Table: dG schemes and their specifications for STOKES

Method [Ref.]	$\hat u_{T,\sigma}$	$\hat u_{T,p}$	$\hat\sigma_T$	$c_1$	$c_2$
Bassi-Rebay (1997)	$\{u_h\}$	$\{u_h\}$	$\{\sigma_h\}$	-1	0
IP of SST (2003)	$\{u_h\}$	$\{u_h\}$	$\{D u_h\}-\alpha_j(\underline{[u_h]})$	-1	0
Bassi et RMMPR (1997)	$\{u_h\}$	$\{u_h\}$	$\{D u_h\}-\alpha_r(\underline{[u_h]})$	-1	0
NIPG of Toselli (2002)	$\{u_h\}+\underline{[u_h]}\cdot\nu_T$	$\{u_h\}$	$\{D u_h\}-\alpha_j(\underline{[u_h]})$	1	0
LDG of GKSS (2002)	$\{u_h\}+\underline{[u_h]}\cdot\beta$	$\{u_h\}+D_{11}[p_h]\newline +D_{12}[u_h]$	$\{\sigma_h\}-[\sigma_h]\otimes\beta \newline -[p_h] \otimes\beta \newline - D_{12}\cdot[p_h]-\alpha_j(\underline{[u_h]})$	-1	1

Table: dG schemes and their specifications for NAVIER LAME

Method	$\hat u_{T,\varepsilon}$	$\hat u_{T,p}$	$\hat\sigma_T$	$\hat p_T$	$c_1$	$c_2$
IP of HL (2002)	$\{u_h\}$	$\{u_h\}$	$\{\varepsilon(u_h)\}\newline -\alpha_j(\underline{[u_h]})$	$-\lambda \{D\cdot u_h\}\newline +\lambda\alpha_j([u_h])$	0	0
LDG of CKSS (2006)	$\{u_h\}+\underline{[u_h]}\cdot\beta$	$\{u_h\}+D_{12}[u_h]\newline +D_{11}\underline{[p_h]}$	$\{\varepsilon_h\}-[\varepsilon_h]\otimes\beta \newline -\alpha_j(\underline{[u_h]})$	$\{p_h\}-D_{12}\cdot\underline{[p_h]}$	-1	1

The conclusion of this presentation is sparsity in the mathematical research of a posteriori error control.

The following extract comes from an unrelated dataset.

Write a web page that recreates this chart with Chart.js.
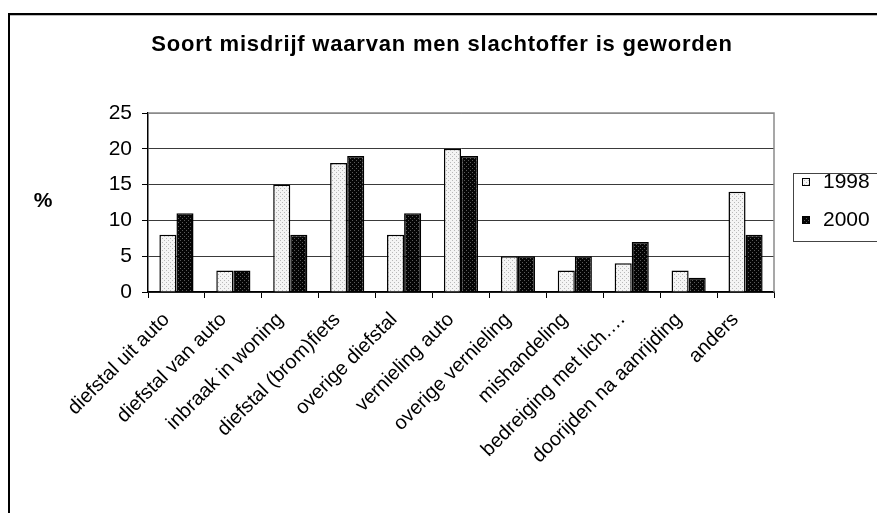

The reduction is to two parts. (a) Analyze your new PDE in such a way that the error is equivalent to $\Vert{\mathrm{Res}}\Vert _{\ast}$ and analyze $V_h\subset \ker {\mathrm{Res}}$. (b) Design new a posteriori error estimates for $\Vert{\mathrm{Res}}\Vert _{\ast}$.

The presentation is partly based on joint work [1-4] with Jun Hu, Antinio Orlando, Max Jensen, and Thirupathi Gudi.